Question

The electronic configuration of lanthanides is:
(A) $(n-2){{f}^{1-14}}(n-1){{d}^{0-1}}n{{s}^{2}}$
(B) $(n-2){{f}^{1-14}}(n-1){{d}^{10-1}}n{{s}^{2}}$
(C) $(n-2){{f}^{1-14}}(n-1){{d}^{10}}n{{s}^{2}}$
(D) $(n-2){{d}^{0-1}}(n-1){{f}^{1-14}}n{{s}^{2}}$

Answer 1

Hint: Lanthanides are separately located in the bottom of the periodic table. The lanthanide compounds are widely used in industries as a catalyst, reducing agents etc. Monazite is the chief rock from which lanthanides are extracted.

Complete answer:
The elements from $C{{e}_{58}}$ to $L{{u}_{71}}$ and from $T{{h}_{90}}$ to $L{{w}_{103}}$ are known as inner transition elements. These elements are separately placed at the bottom of the periodic table. The first series that is from $C{{e}_{58}}$ to $L{{a}_{71}}$ lies in the 6th period and is known as lanthanides. The name lanthanides are given since these elements follow $L{{a}_{57}}$. The second series that is from $T{{h}_{90}}$ to $L{{w}_{103}}$ lies in the 7th period and is known as actinides. The name actinides are given since these elements follow$A{{c}_{89}}$.
$L{{a}_{57}}$ and $A{{c}_{89}}$ show similarities in its properties. The last electrons in the atoms of these enters the f subshell belonging to an anti-penultimate shell that is ${{(n-2)}^{th}}$ shell, these elements are called f-block elements.
The valence shell electronic configuration of the atoms of the atoms of f-block elements can be represented as $(n-2){{f}^{0-14}}.(n-1){{d}^{0-2}}n{{s}^{2}}$ which shows that in these elements the outermost three shells are partially filled while the remaining inner shells are completely filled.
The lanthanides are 4f-block elements and actinides are 5f-block elements.
The electronic configuration of $L{{a}_{57}}$ is ${{[Xe]}_{54}}4{{f}^{0}}5{{d}^{1}}6{{s}^{2}}$. When we move across the period, the additional electron should occupy the vacant 4f orbitals and 5f orbitals should remain singly filled.
So, the electronic configuration of lanthanides is $(n-2){{f}^{0-14}}.(n-1){{d}^{0-1}}n{{s}^{2}}$.

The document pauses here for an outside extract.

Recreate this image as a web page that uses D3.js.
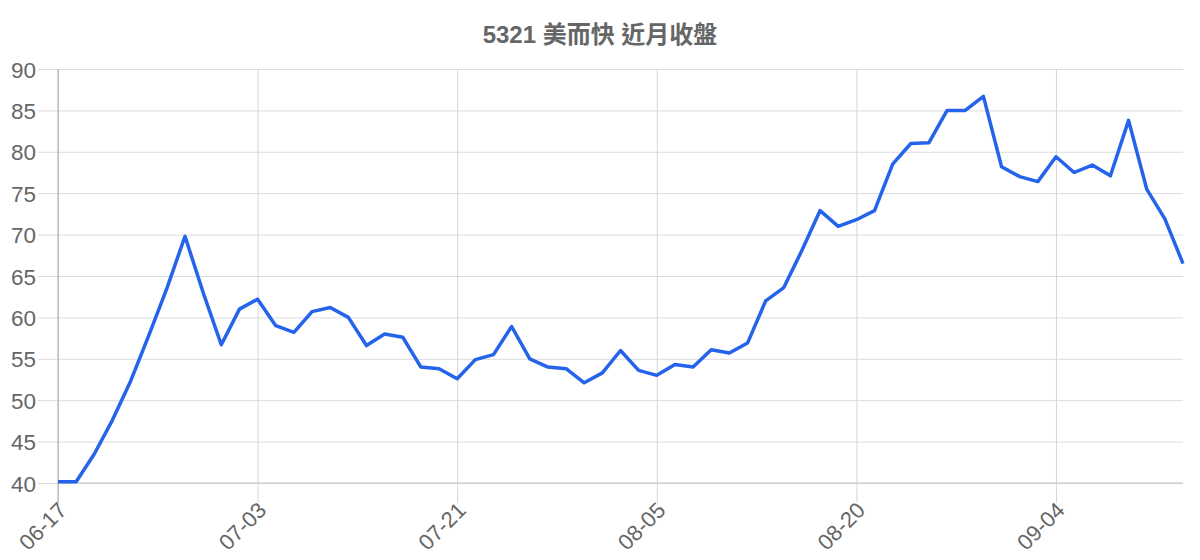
<!DOCTYPE html>
<html>
<head>
<meta charset="utf-8">
<script src="https://cdn.jsdelivr.net/npm/d3@7"></script>
<style>
  body { margin: 0; background: #fff; }
  svg { display: block; font-family: "Liberation Sans", "Noto Sans CJK TC", sans-serif; }
</style>
</head>
<body>
<div id="chart"></div>
<script>
// closing prices, one per trading day
const dates = [
  '06-17', '06-18', '06-19', '06-23', '06-24', '06-25', '06-26', '06-27', '06-30', '07-01', '07-02',
  '07-03', '07-04', '07-08', '07-09', '07-10', '07-11', '07-14', '07-15', '07-16', '07-17', '07-18',
  '07-21', '07-22', '07-23', '07-24', '07-25', '07-28', '07-29', '07-30', '07-31', '08-01', '08-04',
  '08-05', '08-06', '08-07', '08-08', '08-11', '08-12', '08-13', '08-14', '08-15', '08-18', '08-19',
  '08-20', '08-21', '08-22', '08-25', '08-26', '08-27', '08-28', '08-29', '09-01', '09-02', '09-03',
  '09-04', '09-05', '09-08', '09-09', '09-10', '09-11', '09-12', '09-15'
]
const closes = [
  40.15, 40.15, 43.5, 47.6, 52.3, 57.8, 63.5, 69.8, 63.0, 56.7, 61.0,
  62.2, 59.0, 58.2, 60.7, 61.2, 60.0, 56.6, 58.0, 57.6, 54.0, 53.8,
  52.6, 54.9, 55.5, 58.9, 55.0, 54.0, 53.8, 52.1, 53.3, 56.0, 53.6,
  53.0, 54.3, 54.0, 56.1, 55.7, 56.9, 62.0, 63.6, 68.1, 72.9, 71.0,
  71.8, 72.9, 78.5, 81.0, 81.1, 85.0, 85.0, 86.7, 78.2, 77.0, 76.4,
  79.4, 77.5, 78.4, 77.1, 83.8, 75.5, 71.9, 66.5
]
const xTickLabels = ['06-17', '07-03', '07-21', '08-05', '08-20', '09-04']
const yTicks = [40, 45, 50, 55, 60, 65, 70, 75, 80, 85, 90]
const title = '5321 美而快 近月收盤'

const width = 1200
const height = 560
const plot = { left: 58, right: 1183, top: 69, bottom: 483 }
const tickLen = 20

const svg = d3.select('#chart').append('svg')
  .attr('width', width)
  .attr('height', height)

const x = d3.scalePoint()
  .domain(dates)
  .range([plot.left, plot.right])

const y = d3.scaleLinear()
  .domain([40, 90])
  .range([plot.bottom, plot.top])

// horizontal grid + y labels
const yAxis = svg.append('g')
  .attr('transform', `translate(${plot.right}, 0)`)
  .call(d3.axisLeft(y)
    .tickValues(yTicks)
    .tickSize(plot.right - plot.left + tickLen)
    .tickPadding(2)
  )
yAxis.select('.domain').remove()
yAxis.selectAll('.tick line').attr('stroke', '#dcdcdc').attr('stroke-width', 1)
yAxis.selectAll('.tick text')
  .attr('fill', '#666')
  .style('font-size', '22.5px')
  .attr('dy', '0.36em')

// vertical grid + x labels
const xAxis = svg.append('g')
  .attr('transform', `translate(0, ${plot.top})`)
  .call(d3.axisBottom(x)
    .tickValues(xTickLabels)
    .tickSize(plot.bottom - plot.top + tickLen)
    .tickFormat(d => d)
  )
xAxis.select('.domain').remove()
xAxis.selectAll('.tick line').attr('stroke', '#d6d6d6').attr('stroke-width', 1)
xAxis.selectAll('.tick text')
  .attr('fill', '#666')
  .style('font-size', '22px')
  .attr('text-anchor', 'end')
  .attr('y', 0)
  .attr('dy', '0.36em')
  .attr('transform', `translate(4, ${plot.bottom - plot.top + tickLen + 3}) rotate(-45)`)

// axis borders
svg.append('line')
  .attr('x1', plot.left).attr('x2', plot.right)
  .attr('y1', plot.bottom).attr('y2', plot.bottom)
  .attr('stroke', '#c4c4c4')
svg.append('line')
  .attr('x1', plot.left).attr('x2', plot.left)
  .attr('y1', plot.top).attr('y2', plot.bottom + tickLen)
  .attr('stroke', '#a8a8a8')

// price line
const line = d3.line()
  .x((d, i) => x(dates[i]))
  .y(d => y(d))

svg.append('path')
  .datum(closes)
  .attr('fill', 'none')
  .attr('stroke', '#2563eb')
  .attr('stroke-width', 3.5)
  .attr('stroke-linejoin', 'round')
  .attr('d', line)

svg.append('text')
  .attr('x', 600)
  .attr('y', 43)
  .attr('text-anchor', 'middle')
  .attr('fill', '#666')
  .style('font-size', '24px')
  .style('font-weight', 'bold')
  .text(title)
</script>
</body>
</html>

From above discussion we can conclude that option A is the correct answer.

Note:
 If we carefully observe the options we can figure out that option B and D is wrong, that is its representation itself wrong. As discussed above the electronic configuration of f-block is $(n-2){{f}^{0-14}}.(n-1){{d}^{0-2}}n{{s}^{2}}$ so, option B is wrong. The electronic configuration of actinides is $(n-2){{f}^{0-14}}.(n-1){{d}^{0-2}}n{{s}^{2}}$.